Playing laser tag for the past seventeen years, Tom Baker of Lafayette, Indiana has turned a teenage hobby into a successful business—all while innovating the future of the game.
Baker recalled, “I started playing laser tag with Alex Moon in the late 90s. We’d been playing with a local club from Purdue using some department store equipment that eventually wasn’t sold anymore. So we began developing our own stuff, at which point people around us said, ‘Hey, can we get some of that?’”
And a business was born. Moon and Baker are co-owners of Steradian Tech and have combined their skills to manufacture the next generation of indoor and outdoor laser tag guns and equipment.
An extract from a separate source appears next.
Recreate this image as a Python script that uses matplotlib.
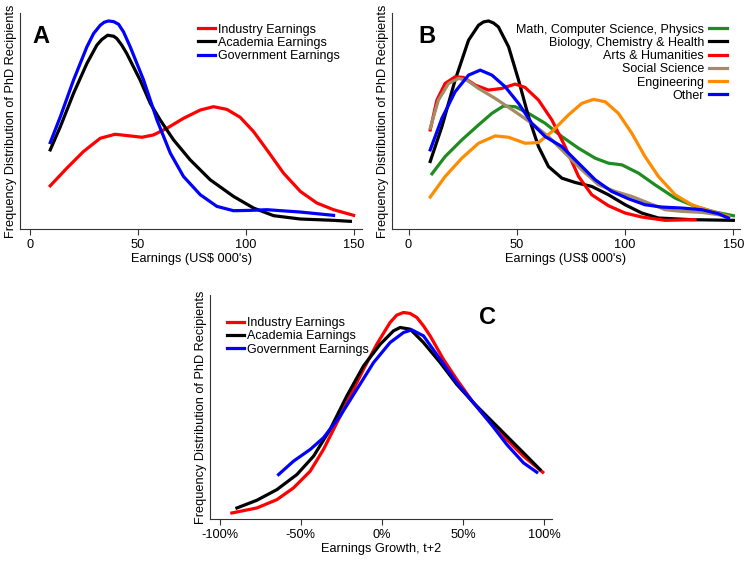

“Alex focuses on all the firmware design all the embedded circuitry. And I focus on the hardware and all the analog electronics. We built the company from the ground up,” Baker said.
Appealing to the video game generation, outdoor laser tag has enjoyed rapid growth and taken market share from the paintball industry in recent years. Baker explained, “Paintball is on its way down in a hurry. The industry is losing about 20% market share a year and one of the main reasons is the high cost of insurance. Parents’ views on kids getting hit with projectiles are rightly justified. Paintball has had its heyday and laser tag is an exploding market segment.”
“One of the strong innovations in this industry was to be able to make a laser tag system that works well in the sunlight, so that the game can be played outdoors,” Baker said. “In many aspects we were one of the first outdoor laser tag companies out there making the guns and equipment. We use a lot of sophisticated electronics and proprietary designs in order to make the system work, but the end result is that laser tag businesses don’t need to have an indoor location with a dark room anymore.”
Steradian Tech’s laser tag system uses sensors able to detect infrared beams in daylight and send the electrical signal to a circuit worn by each player.
Baker explained, “There’s a circuit in the back of the headband that does all the decoding and sends all the digital data down to the gun, which handles all the digital side of things. We have a pretty powerful microprocessor on board that runs the whole gig. Our new X-Series is a lot like a video game console. Like the Xbox console, you can plug a unique game into the system. So you have one set of hardware that can run these different games that are downloaded into the gun over RF.” Steradian Tech’s customers are primarily businesses in the birthday party and equipment rental industries.
“The equipment goes through hell and it absolutely has to withstand all sorts of punishment. In a rental environment people don’t care. It’s not their equipment, so why should they?” Baker said. After contracting with a machine shop for several years, Baker purchased a Series I PCNC 1100 from Tormach in early 2007 with the intention of using it as a prototyping machine.
“In our first several years, we had a lot of issues with out-of-house manufacturing not paying attention to the level of detail we need for our design tolerances,” he recalled. “One day I stopped and said, ‘What would this really get us if we did production on the Tormach instead?’ Including the labor costs for someone to sit there and do nothing but babysit the machine, we were able to save about $90/body in production costs out of a body that was costing us initially $136. And by moving the production in house, were able to focus on all the tolerances we really cared about and significantly increase our production quality.” Now the PCNC 1100 is an integral part of daily business at Steradian Tech.
“We use the PCNC 1100 in a lot of different capacities here, but the primary hours on it go into milling the bodies for the S7-X, which is our competition laser tag gun that is all done with 6061-T6 aircraft-grade aluminum,” Baker said.
Baker continued, “When I first discovered the PCNC 1100, I was looking around for machines and considered a number of different companies at the time. I have to say what drew me to Tormach was the technical engineering aspect of the company, including the white papers and the fact that Tormach employees are obviously engineers. Tormach researches and understands what they are doing and incorporates the whole concept of PCNC into the design of the machine.”
He continued, “The PCNC 1100 also really expands our ability to develop new products. We have a new product on the block right now and it’s a fairly sophisticated design with a lot of different layers and a lot of different milling. Being fluent in how to use the machine and comfortable in the knowledge that we can make we want on it, I’m able to turn around and say, ‘Okay, how can we design this next product just out of raw materials that make it truly unique?’ And that’s really changed how we develop our products because now we can make exactly what we want, how we want it, without compromise. And it ends up being cheaper than we could buy outright and modify.”
In addition to their burgeoning laser tag business, Steradian Tech is also available for business incubation and contract machining, where the PCNC 1100 is used for prototyping electronic enclosures and packaging, “We do a lot of contract engineering for companies who just don’t know how to get off the ground. One of the things that the Tormach really shines on is helping people fully bring a product to market. We tell them we can develop the circuit board and make the product work but when we ask them what they are going to house it in more often than not, they have no idea,” Baker added. “And so we’ve used the Tormach on small production runs, drawing up plans for mechanical engineering as well as the electrical engineering. Being able to crank out finished products on the PCNC 1100 makes in a complete process works very well for us and fits right in.”